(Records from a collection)
☆ ☆ ☆ ☆ ☆ ☆ ☆

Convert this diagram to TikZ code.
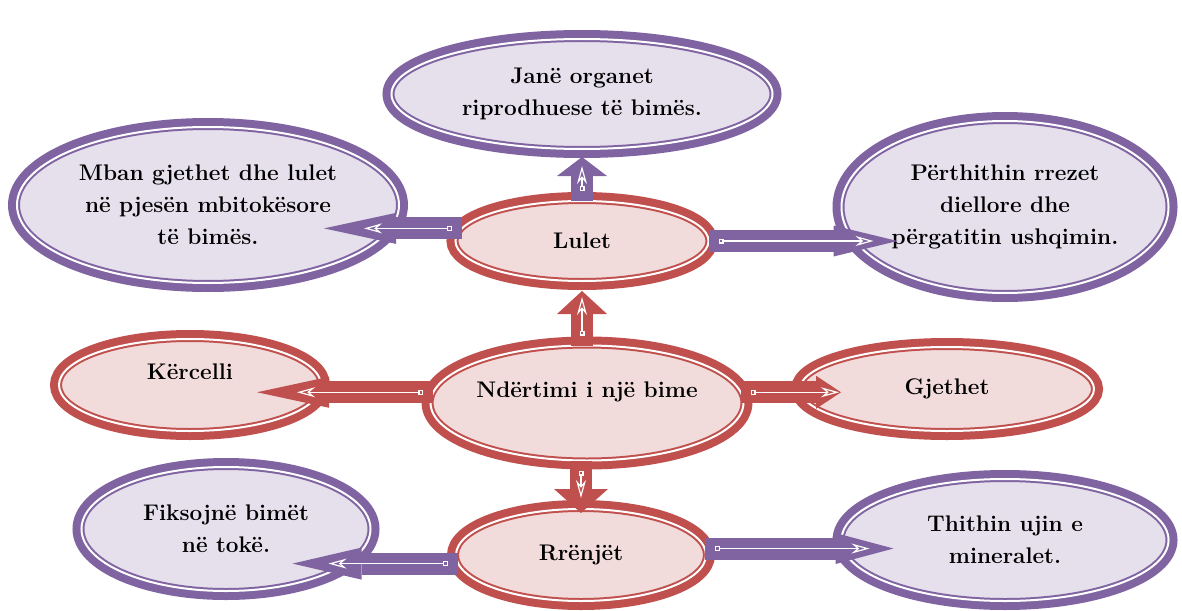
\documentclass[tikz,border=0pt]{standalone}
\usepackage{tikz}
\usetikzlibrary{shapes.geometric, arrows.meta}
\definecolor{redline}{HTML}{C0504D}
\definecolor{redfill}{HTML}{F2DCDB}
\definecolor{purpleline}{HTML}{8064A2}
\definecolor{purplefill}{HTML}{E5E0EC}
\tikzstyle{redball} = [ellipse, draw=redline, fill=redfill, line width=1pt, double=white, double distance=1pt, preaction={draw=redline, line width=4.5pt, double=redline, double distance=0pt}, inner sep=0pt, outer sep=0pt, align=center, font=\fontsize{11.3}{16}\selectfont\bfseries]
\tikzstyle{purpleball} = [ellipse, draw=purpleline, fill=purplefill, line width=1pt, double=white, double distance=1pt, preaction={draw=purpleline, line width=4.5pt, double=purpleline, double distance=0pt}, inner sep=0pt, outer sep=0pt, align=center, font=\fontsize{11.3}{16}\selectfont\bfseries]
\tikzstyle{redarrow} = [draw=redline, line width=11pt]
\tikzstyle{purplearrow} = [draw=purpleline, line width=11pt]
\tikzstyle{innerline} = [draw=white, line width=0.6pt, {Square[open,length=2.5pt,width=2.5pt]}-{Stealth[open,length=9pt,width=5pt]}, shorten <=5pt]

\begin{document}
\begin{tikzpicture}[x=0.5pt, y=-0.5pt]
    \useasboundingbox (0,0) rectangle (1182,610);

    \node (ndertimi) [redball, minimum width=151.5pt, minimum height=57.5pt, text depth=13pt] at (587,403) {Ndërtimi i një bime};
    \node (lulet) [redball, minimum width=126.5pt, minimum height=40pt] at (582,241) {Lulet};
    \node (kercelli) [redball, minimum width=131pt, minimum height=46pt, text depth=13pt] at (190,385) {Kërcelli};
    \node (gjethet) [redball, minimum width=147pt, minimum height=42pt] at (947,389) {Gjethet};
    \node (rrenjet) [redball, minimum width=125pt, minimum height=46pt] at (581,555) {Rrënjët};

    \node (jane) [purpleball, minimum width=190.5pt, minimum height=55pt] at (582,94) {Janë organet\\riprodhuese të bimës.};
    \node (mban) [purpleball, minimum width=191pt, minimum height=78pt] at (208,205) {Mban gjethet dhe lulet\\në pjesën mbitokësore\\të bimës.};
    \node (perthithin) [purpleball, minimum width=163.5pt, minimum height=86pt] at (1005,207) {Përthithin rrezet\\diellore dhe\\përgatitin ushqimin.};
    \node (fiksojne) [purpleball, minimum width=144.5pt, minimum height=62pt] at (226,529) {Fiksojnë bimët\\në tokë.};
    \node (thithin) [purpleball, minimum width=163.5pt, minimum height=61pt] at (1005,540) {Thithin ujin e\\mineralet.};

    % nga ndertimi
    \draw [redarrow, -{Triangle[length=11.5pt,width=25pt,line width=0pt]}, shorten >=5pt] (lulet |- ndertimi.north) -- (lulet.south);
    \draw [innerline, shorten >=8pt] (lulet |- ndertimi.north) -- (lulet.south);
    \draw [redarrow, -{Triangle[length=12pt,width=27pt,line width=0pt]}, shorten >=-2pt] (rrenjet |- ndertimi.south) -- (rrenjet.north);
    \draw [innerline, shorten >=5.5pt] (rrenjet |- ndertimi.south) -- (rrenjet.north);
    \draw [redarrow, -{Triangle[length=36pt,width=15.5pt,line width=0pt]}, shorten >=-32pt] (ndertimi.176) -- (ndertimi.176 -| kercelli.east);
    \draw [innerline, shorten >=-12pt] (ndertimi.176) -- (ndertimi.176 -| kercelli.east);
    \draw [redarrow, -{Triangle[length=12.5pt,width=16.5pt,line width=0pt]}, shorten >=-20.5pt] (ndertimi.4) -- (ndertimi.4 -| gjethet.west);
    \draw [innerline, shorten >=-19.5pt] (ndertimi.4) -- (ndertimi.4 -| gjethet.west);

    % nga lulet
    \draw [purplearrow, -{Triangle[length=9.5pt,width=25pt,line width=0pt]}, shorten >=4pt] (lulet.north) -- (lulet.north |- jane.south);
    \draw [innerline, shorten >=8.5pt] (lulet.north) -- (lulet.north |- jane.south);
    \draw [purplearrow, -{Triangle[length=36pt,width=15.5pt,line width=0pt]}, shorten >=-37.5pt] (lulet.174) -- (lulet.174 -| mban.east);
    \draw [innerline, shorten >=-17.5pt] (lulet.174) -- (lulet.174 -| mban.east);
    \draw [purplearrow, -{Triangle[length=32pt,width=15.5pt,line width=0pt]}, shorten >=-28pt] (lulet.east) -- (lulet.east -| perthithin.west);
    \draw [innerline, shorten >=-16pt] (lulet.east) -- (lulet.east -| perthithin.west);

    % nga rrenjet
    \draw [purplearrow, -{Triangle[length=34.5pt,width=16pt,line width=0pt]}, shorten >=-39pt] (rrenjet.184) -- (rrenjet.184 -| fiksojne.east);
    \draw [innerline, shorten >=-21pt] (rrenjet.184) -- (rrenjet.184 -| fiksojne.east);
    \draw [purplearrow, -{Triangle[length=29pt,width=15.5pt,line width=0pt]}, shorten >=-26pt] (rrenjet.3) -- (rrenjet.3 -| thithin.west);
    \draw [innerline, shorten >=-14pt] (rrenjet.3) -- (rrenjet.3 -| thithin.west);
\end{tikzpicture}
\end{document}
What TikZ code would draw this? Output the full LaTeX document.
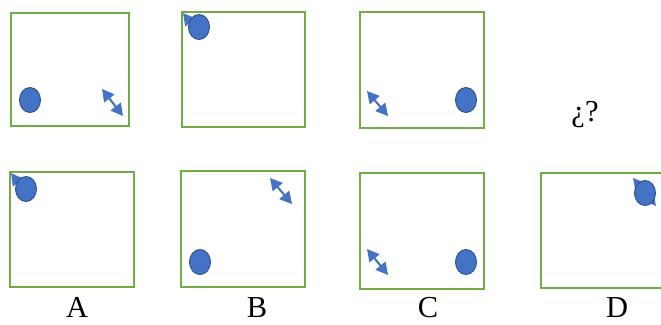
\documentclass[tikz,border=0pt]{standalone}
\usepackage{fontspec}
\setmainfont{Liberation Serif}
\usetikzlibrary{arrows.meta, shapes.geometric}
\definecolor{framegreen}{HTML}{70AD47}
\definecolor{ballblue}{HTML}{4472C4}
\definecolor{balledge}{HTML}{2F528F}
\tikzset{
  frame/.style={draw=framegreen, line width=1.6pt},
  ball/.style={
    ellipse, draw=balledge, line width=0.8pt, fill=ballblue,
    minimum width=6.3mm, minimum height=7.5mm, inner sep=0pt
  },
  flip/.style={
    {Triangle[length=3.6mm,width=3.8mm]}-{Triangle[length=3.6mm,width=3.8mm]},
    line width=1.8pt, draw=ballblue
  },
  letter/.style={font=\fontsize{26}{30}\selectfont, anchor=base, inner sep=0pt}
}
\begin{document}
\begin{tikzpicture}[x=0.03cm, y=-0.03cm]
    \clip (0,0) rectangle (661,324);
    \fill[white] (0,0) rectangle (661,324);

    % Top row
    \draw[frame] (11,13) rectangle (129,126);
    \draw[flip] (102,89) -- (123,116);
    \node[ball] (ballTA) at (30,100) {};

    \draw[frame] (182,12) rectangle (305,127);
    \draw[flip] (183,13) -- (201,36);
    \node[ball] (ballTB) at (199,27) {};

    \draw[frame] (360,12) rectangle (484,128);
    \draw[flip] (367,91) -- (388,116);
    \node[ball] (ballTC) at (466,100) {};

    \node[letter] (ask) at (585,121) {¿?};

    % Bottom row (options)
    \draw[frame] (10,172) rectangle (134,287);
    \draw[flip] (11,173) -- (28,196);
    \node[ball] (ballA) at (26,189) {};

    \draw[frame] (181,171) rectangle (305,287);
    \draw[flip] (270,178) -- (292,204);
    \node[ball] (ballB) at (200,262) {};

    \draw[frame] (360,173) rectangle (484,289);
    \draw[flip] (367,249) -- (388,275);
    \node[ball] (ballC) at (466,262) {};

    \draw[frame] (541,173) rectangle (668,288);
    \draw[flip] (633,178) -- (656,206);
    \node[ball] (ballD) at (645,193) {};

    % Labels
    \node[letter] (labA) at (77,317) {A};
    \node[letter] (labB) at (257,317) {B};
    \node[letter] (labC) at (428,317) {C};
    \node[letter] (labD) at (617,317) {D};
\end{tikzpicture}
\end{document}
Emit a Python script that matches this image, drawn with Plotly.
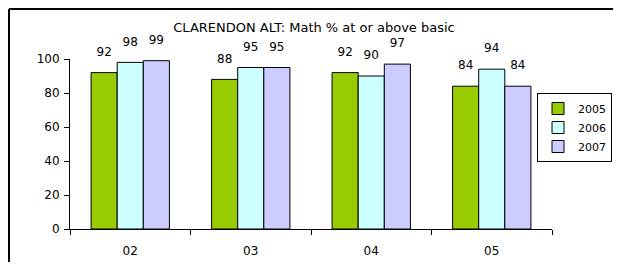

☆ ☆ ☆ ☆ ☆ ☆ ☆

Strip out the images, then output the records above word for word.

Convert this diagram to TikZ code.
\documentclass[tikz,border=0pt]{standalone}
\usepackage{tikz}
\usetikzlibrary{shapes.geometric, arrows.meta}
\definecolor{redline}{HTML}{C0504D}
\definecolor{redfill}{HTML}{F2DCDB}
\definecolor{purpleline}{HTML}{8064A2}
\definecolor{purplefill}{HTML}{E5E0EC}
\tikzstyle{redball} = [ellipse, draw=redline, fill=redfill, line width=1pt, double=white, double distance=1pt, preaction={draw=redline, line width=4.5pt, double=redline, double distance=0pt}, inner sep=0pt, outer sep=0pt, align=center, font=\fontsize{11.3}{16}\selectfont\bfseries]
\tikzstyle{purpleball} = [ellipse, draw=purpleline, fill=purplefill, line width=1pt, double=white, double distance=1pt, preaction={draw=purpleline, line width=4.5pt, double=purpleline, double distance=0pt}, inner sep=0pt, outer sep=0pt, align=center, font=\fontsize{11.3}{16}\selectfont\bfseries]
\tikzstyle{redarrow} = [draw=redline, line width=11pt]
\tikzstyle{purplearrow} = [draw=purpleline, line width=11pt]
\tikzstyle{innerline} = [draw=white, line width=0.6pt, {Square[open,length=2.5pt,width=2.5pt]}-{Stealth[open,length=9pt,width=5pt]}, shorten <=5pt]

\begin{document}
\begin{tikzpicture}[x=0.5pt, y=-0.5pt]
    \useasboundingbox (0,0) rectangle (1182,610);

    \node (ndertimi) [redball, minimum width=151.5pt, minimum height=57.5pt, text depth=13pt] at (587,403) {Ndërtimi i një bime};
    \node (lulet) [redball, minimum width=126.5pt, minimum height=40pt] at (582,241) {Lulet};
    \node (kercelli) [redball, minimum width=131pt, minimum height=46pt, text depth=13pt] at (190,385) {Kërcelli};
    \node (gjethet) [redball, minimum width=147pt, minimum height=42pt] at (947,389) {Gjethet};
    \node (rrenjet) [redball, minimum width=125pt, minimum height=46pt] at (581,555) {Rrënjët};

    \node (jane) [purpleball, minimum width=190.5pt, minimum height=55pt] at (582,94) {Janë organet\\riprodhuese të bimës.};
    \node (mban) [purpleball, minimum width=191pt, minimum height=78pt] at (208,205) {Mban gjethet dhe lulet\\në pjesën mbitokësore\\të bimës.};
    \node (perthithin) [purpleball, minimum width=163.5pt, minimum height=86pt] at (1005,207) {Përthithin rrezet\\diellore dhe\\përgatitin ushqimin.};
    \node (fiksojne) [purpleball, minimum width=144.5pt, minimum height=62pt] at (226,529) {Fiksojnë bimët\\në tokë.};
    \node (thithin) [purpleball, minimum width=163.5pt, minimum height=61pt] at (1005,540) {Thithin ujin e\\mineralet.};

    % nga ndertimi
    \draw [redarrow, -{Triangle[length=11.5pt,width=25pt,line width=0pt]}, shorten >=5pt] (lulet |- ndertimi.north) -- (lulet.south);
    \draw [innerline, shorten >=8pt] (lulet |- ndertimi.north) -- (lulet.south);
    \draw [redarrow, -{Triangle[length=12pt,width=27pt,line width=0pt]}, shorten >=-2pt] (rrenjet |- ndertimi.south) -- (rrenjet.north);
    \draw [innerline, shorten >=5.5pt] (rrenjet |- ndertimi.south) -- (rrenjet.north);
    \draw [redarrow, -{Triangle[length=36pt,width=15.5pt,line width=0pt]}, shorten >=-32pt] (ndertimi.176) -- (ndertimi.176 -| kercelli.east);
    \draw [innerline, shorten >=-12pt] (ndertimi.176) -- (ndertimi.176 -| kercelli.east);
    \draw [redarrow, -{Triangle[length=12.5pt,width=16.5pt,line width=0pt]}, shorten >=-20.5pt] (ndertimi.4) -- (ndertimi.4 -| gjethet.west);
    \draw [innerline, shorten >=-19.5pt] (ndertimi.4) -- (ndertimi.4 -| gjethet.west);

    % nga lulet
    \draw [purplearrow, -{Triangle[length=9.5pt,width=25pt,line width=0pt]}, shorten >=4pt] (lulet.north) -- (lulet.north |- jane.south);
    \draw [innerline, shorten >=8.5pt] (lulet.north) -- (lulet.north |- jane.south);
    \draw [purplearrow, -{Triangle[length=36pt,width=15.5pt,line width=0pt]}, shorten >=-37.5pt] (lulet.174) -- (lulet.174 -| mban.east);
    \draw [innerline, shorten >=-17.5pt] (lulet.174) -- (lulet.174 -| mban.east);
    \draw [purplearrow, -{Triangle[length=32pt,width=15.5pt,line width=0pt]}, shorten >=-28pt] (lulet.east) -- (lulet.east -| perthithin.west);
    \draw [innerline, shorten >=-16pt] (lulet.east) -- (lulet.east -| perthithin.west);

    % nga rrenjet
    \draw [purplearrow, -{Triangle[length=34.5pt,width=16pt,line width=0pt]}, shorten >=-39pt] (rrenjet.184) -- (rrenjet.184 -| fiksojne.east);
    \draw [innerline, shorten >=-21pt] (rrenjet.184) -- (rrenjet.184 -| fiksojne.east);
    \draw [purplearrow, -{Triangle[length=29pt,width=15.5pt,line width=0pt]}, shorten >=-26pt] (rrenjet.3) -- (rrenjet.3 -| thithin.west);
    \draw [innerline, shorten >=-14pt] (rrenjet.3) -- (rrenjet.3 -| thithin.west);
\end{tikzpicture}
\end{document}
What TikZ code would draw this? Output the full LaTeX document.
\documentclass[tikz,border=0pt]{standalone}
\usepackage{fontspec}
\setmainfont{Liberation Serif}
\usetikzlibrary{arrows.meta, shapes.geometric}
\definecolor{framegreen}{HTML}{70AD47}
\definecolor{ballblue}{HTML}{4472C4}
\definecolor{balledge}{HTML}{2F528F}
\tikzset{
  frame/.style={draw=framegreen, line width=1.6pt},
  ball/.style={
    ellipse, draw=balledge, line width=0.8pt, fill=ballblue,
    minimum width=6.3mm, minimum height=7.5mm, inner sep=0pt
  },
  flip/.style={
    {Triangle[length=3.6mm,width=3.8mm]}-{Triangle[length=3.6mm,width=3.8mm]},
    line width=1.8pt, draw=ballblue
  },
  letter/.style={font=\fontsize{26}{30}\selectfont, anchor=base, inner sep=0pt}
}
\begin{document}
\begin{tikzpicture}[x=0.03cm, y=-0.03cm]
    \clip (0,0) rectangle (661,324);
    \fill[white] (0,0) rectangle (661,324);

    % Top row
    \draw[frame] (11,13) rectangle (129,126);
    \draw[flip] (102,89) -- (123,116);
    \node[ball] (ballTA) at (30,100) {};

    \draw[frame] (182,12) rectangle (305,127);
    \draw[flip] (183,13) -- (201,36);
    \node[ball] (ballTB) at (199,27) {};

    \draw[frame] (360,12) rectangle (484,128);
    \draw[flip] (367,91) -- (388,116);
    \node[ball] (ballTC) at (466,100) {};

    \node[letter] (ask) at (585,121) {¿?};

    % Bottom row (options)
    \draw[frame] (10,172) rectangle (134,287);
    \draw[flip] (11,173) -- (28,196);
    \node[ball] (ballA) at (26,189) {};

    \draw[frame] (181,171) rectangle (305,287);
    \draw[flip] (270,178) -- (292,204);
    \node[ball] (ballB) at (200,262) {};

    \draw[frame] (360,173) rectangle (484,289);
    \draw[flip] (367,249) -- (388,275);
    \node[ball] (ballC) at (466,262) {};

    \draw[frame] (541,173) rectangle (668,288);
    \draw[flip] (633,178) -- (656,206);
    \node[ball] (ballD) at (645,193) {};

    % Labels
    \node[letter] (labA) at (77,317) {A};
    \node[letter] (labB) at (257,317) {B};
    \node[letter] (labC) at (428,317) {C};
    \node[letter] (labD) at (617,317) {D};
\end{tikzpicture}
\end{document}
Emit a Python script that matches this image, drawn with Plotly.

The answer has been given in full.